Take the material below and retype it in full; pictures are left out.

DATA SHOWN —
========

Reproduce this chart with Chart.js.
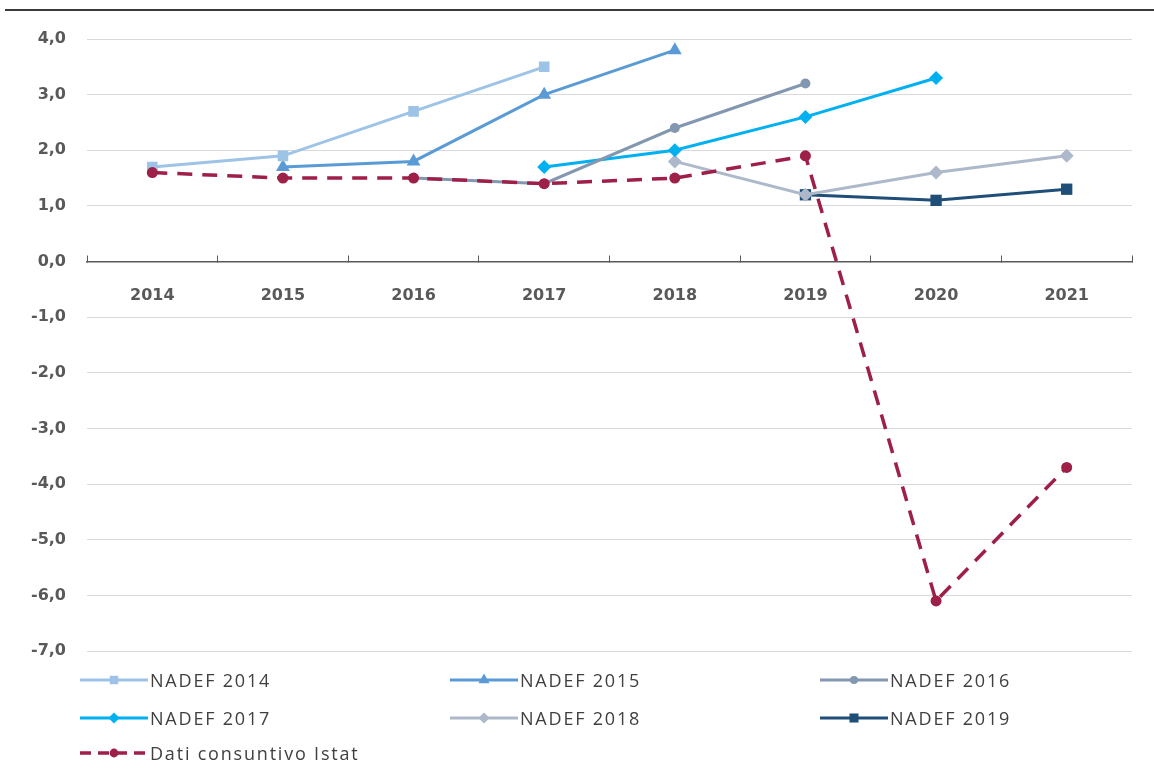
<!DOCTYPE html>
<html lang="it">
<head>
<meta charset="UTF-8">
<title>NADEF e dati consuntivo Istat</title>
<script src="https://cdn.jsdelivr.net/npm/chart.js@4.4.1/dist/chart.umd.min.js"></script>
<style>
  body { margin: 0; background: #fff; }
  #wrap { position: relative; width: 1154px; height: 778px; }
  #topline { position: absolute; left: 5px; right: 0; top: 9px; border-top: 2px solid #3a3a3a; }
  #legend { position: absolute; left: 80px; top: 668px; width: 1070px;
            font-family: 'Open Sans', sans-serif; font-size: 18px; letter-spacing: 1.8px; color: #404040; }
  .item { position: absolute; display: flex; align-items: center; height: 24px; white-space: nowrap; }
  .item canvas { margin-right: 2px; }
</style>
</head>
<body>
<div id="wrap">
  <div id="topline"></div>
  <canvas id="myChart" width="1154" height="778"></canvas>
  <div id="legend"></div>
</div>

<script>
    // categories
    const years = ['2014', '2015', '2016', '2017', '2018', '2019', '2020', '2021'];

    // series
    const nadef2014 = [1.7, 1.9, 2.7, 3.5, null, null, null, null];
    const nadef2015 = [null, 1.7, 1.8, 3.0, 3.8, null, null, null];
    const nadef2016 = [null, null, 1.5, 1.4, 2.4, 3.2, null, null];
    const nadef2017 = [null, null, null, 1.7, 2.0, 2.6, 3.3, null];
    const nadef2018 = [null, null, null, null, 1.8, 1.2, 1.6, 1.9];
    const nadef2019 = [null, null, null, null, null, 1.2, 1.1, 1.3];
    const istat     = [1.6, 1.5, 1.5, 1.4, 1.5, 1.9, -6.1, -3.7];

    // y ticks
    const yMin = -7;
    const yMax = 4;

    function serie(label, data, color, style, radius) {
        return {
            label: label,
            data: data,
            borderColor: color,
            backgroundColor: color,
            borderWidth: 3,
            pointStyle: style,
            pointRadius: radius,
            pointBorderWidth: 0,
            spanGaps: false,
            order: 1
        };
    }

    const datasets = [
        serie('NADEF 2014', nadef2014, '#9dc3e6', 'rect', 7.5),
        serie('NADEF 2015', nadef2015, '#5b9bd5', 'triangle', 8),
        serie('NADEF 2016', nadef2016, '#8497b0', 'circle', 5),
        serie('NADEF 2017', nadef2017, '#00b0f0', 'rectRot', 7),
        serie('NADEF 2018', nadef2018, '#adb9ca', 'rectRot', 7),
        serie('NADEF 2019', nadef2019, '#1f4e79', 'rect', 8),
        Object.assign(serie('Dati consuntivo Istat', istat, '#9e1f47', 'circle', 5.5),
            { borderDash: [15, 10], borderWidth: 3.5, order: 0 })
    ];

    Chart.defaults.font.family = 'DejaVu Sans';
    const tickFont = { size: 16, weight: 'bold' };

    const ctx = document.getElementById('myChart');
    const myChart = new Chart(ctx, {
        type: 'line',
        data: { labels: years, datasets: datasets },
        options: {
            responsive: false,
            animation: false,
            layout: { padding: { top: 39, right: 22, bottom: 127, left: 0 } },
            plugins: {
                legend: { display: false },
                tooltip: { enabled: false }
            },
            scales: {
                x: {
                    position: { y: 0 },
                    offset: true,
                    grid: { offset: true, drawOnChartArea: false, drawTicks: true, tickLength: -7, color: '#595959', lineWidth: 1 },
                    border: { color: '#595959', width: 1.5 },
                    ticks: { padding: 32, font: tickFont, color: '#595959' }
                },
                y: {
                    min: yMin,
                    max: yMax,
                    afterFit: function(scale) { scale.width = 87; },
                    grid: { color: '#d9d9d9', lineWidth: 1, drawTicks: false },
                    border: { display: false },
                    ticks: {
                        stepSize: 1,
                        padding: 21,
                        font: tickFont,
                        color: '#595959',
                        callback: function(value) {
                            return value.toFixed(1).replace('.', ',');
                        }
                    }
                }
            }
        }
    });

    // legend in three columns, like the original
    const legendBox = document.getElementById('legend');
    const colX = [0, 370, 740];
    const rowY = [0, 38, 73];
    datasets.forEach(function(ds, i) {
        const item = document.createElement('div');
        item.className = 'item';
        item.style.left = colX[i % 3] + 'px';
        item.style.top = rowY[Math.floor(i / 3)] + 'px';

        const c = document.createElement('canvas');
        c.width = 68; c.height = 24;
        const g = c.getContext('2d');
        g.strokeStyle = ds.borderColor;
        g.fillStyle = ds.backgroundColor;
        g.lineWidth = ds.borderWidth;
        if (ds.borderDash) g.setLineDash([11, 7]);
        g.beginPath();
        g.moveTo(0, 12);
        g.lineTo(68, 12);
        g.stroke();
        g.setLineDash([]);
        Chart.helpers.drawPoint(g, { pointStyle: ds.pointStyle, radius: ds.pointRadius * 0.8, rotation: 0, borderWidth: 0 }, 34, 12);

        const span = document.createElement('span');
        span.textContent = ds.label;
        item.appendChild(c);
        item.appendChild(span);
        legendBox.appendChild(item);
    });
</script>
</body>
</html>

========

OUTPUT —
Reproduce this chart with Chart.js.
<!DOCTYPE html>
<html lang="it">
<head>
<meta charset="UTF-8">
<title>NADEF e dati consuntivo Istat</title>
<script src="https://cdn.jsdelivr.net/npm/chart.js@4.4.1/dist/chart.umd.min.js"></script>
<style>
  body { margin: 0; background: #fff; }
  #wrap { position: relative; width: 1154px; height: 778px; }
  #topline { position: absolute; left: 5px; right: 0; top: 9px; border-top: 2px solid #3a3a3a; }
  #legend { position: absolute; left: 80px; top: 668px; width: 1070px;
            font-family: 'Open Sans', sans-serif; font-size: 18px; letter-spacing: 1.8px; color: #404040; }
  .item { position: absolute; display: flex; align-items: center; height: 24px; white-space: nowrap; }
  .item canvas { margin-right: 2px; }
</style>
</head>
<body>
<div id="wrap">
  <div id="topline"></div>
  <canvas id="myChart" width="1154" height="778"></canvas>
  <div id="legend"></div>
</div>

<script>
    // categories
    const years = ['2014', '2015', '2016', '2017', '2018', '2019', '2020', '2021'];

    // series
    const nadef2014 = [1.7, 1.9, 2.7, 3.5, null, null, null, null];
    const nadef2015 = [null, 1.7, 1.8, 3.0, 3.8, null, null, null];
    const nadef2016 = [null, null, 1.5, 1.4, 2.4, 3.2, null, null];
    const nadef2017 = [null, null, null, 1.7, 2.0, 2.6, 3.3, null];
    const nadef2018 = [null, null, null, null, 1.8, 1.2, 1.6, 1.9];
    const nadef2019 = [null, null, null, null, null, 1.2, 1.1, 1.3];
    const istat     = [1.6, 1.5, 1.5, 1.4, 1.5, 1.9, -6.1, -3.7];

    // y ticks
    const yMin = -7;
    const yMax = 4;

    function serie(label, data, color, style, radius) {
        return {
            label: label,
            data: data,
            borderColor: color,
            backgroundColor: color,
            borderWidth: 3,
            pointStyle: style,
            pointRadius: radius,
            pointBorderWidth: 0,
            spanGaps: false,
            order: 1
        };
    }

    const datasets = [
        serie('NADEF 2014', nadef2014, '#9dc3e6', 'rect', 7.5),
        serie('NADEF 2015', nadef2015, '#5b9bd5', 'triangle', 8),
        serie('NADEF 2016', nadef2016, '#8497b0', 'circle', 5),
        serie('NADEF 2017', nadef2017, '#00b0f0', 'rectRot', 7),
        serie('NADEF 2018', nadef2018, '#adb9ca', 'rectRot', 7),
        serie('NADEF 2019', nadef2019, '#1f4e79', 'rect', 8),
        Object.assign(serie('Dati consuntivo Istat', istat, '#9e1f47', 'circle', 5.5),
            { borderDash: [15, 10], borderWidth: 3.5, order: 0 })
    ];

    Chart.defaults.font.family = 'DejaVu Sans';
    const tickFont = { size: 16, weight: 'bold' };

    const ctx = document.getElementById('myChart');
    const myChart = new Chart(ctx, {
        type: 'line',
        data: { labels: years, datasets: datasets },
        options: {
            responsive: false,
            animation: false,
            layout: { padding: { top: 39, right: 22, bottom: 127, left: 0 } },
            plugins: {
                legend: { display: false },
                tooltip: { enabled: false }
            },
            scales: {
                x: {
                    position: { y: 0 },
                    offset: true,
                    grid: { offset: true, drawOnChartArea: false, drawTicks: true, tickLength: -7, color: '#595959', lineWidth: 1 },
                    border: { color: '#595959', width: 1.5 },
                    ticks: { padding: 32, font: tickFont, color: '#595959' }
                },
                y: {
                    min: yMin,
                    max: yMax,
                    afterFit: function(scale) { scale.width = 87; },
                    grid: { color: '#d9d9d9', lineWidth: 1, drawTicks: false },
                    border: { display: false },
                    ticks: {
                        stepSize: 1,
                        padding: 21,
                        font: tickFont,
                        color: '#595959',
                        callback: function(value) {
                            return value.toFixed(1).replace('.', ',');
                        }
                    }
                }
            }
        }
    });

    // legend in three columns, like the original
    const legendBox = document.getElementById('legend');
    const colX = [0, 370, 740];
    const rowY = [0, 38, 73];
    datasets.forEach(function(ds, i) {
        const item = document.createElement('div');
        item.className = 'item';
        item.style.left = colX[i % 3] + 'px';
        item.style.top = rowY[Math.floor(i / 3)] + 'px';

        const c = document.createElement('canvas');
        c.width = 68; c.height = 24;
        const g = c.getContext('2d');
        g.strokeStyle = ds.borderColor;
        g.fillStyle = ds.backgroundColor;
        g.lineWidth = ds.borderWidth;
        if (ds.borderDash) g.setLineDash([11, 7]);
        g.beginPath();
        g.moveTo(0, 12);
        g.lineTo(68, 12);
        g.stroke();
        g.setLineDash([]);
        Chart.helpers.drawPoint(g, { pointStyle: ds.pointStyle, radius: ds.pointRadius * 0.8, rotation: 0, borderWidth: 0 }, 34, 12);

        const span = document.createElement('span');
        span.textContent = ds.label;
        item.appendChild(c);
        item.appendChild(span);
        legendBox.appendChild(item);
    });
</script>
</body>
</html>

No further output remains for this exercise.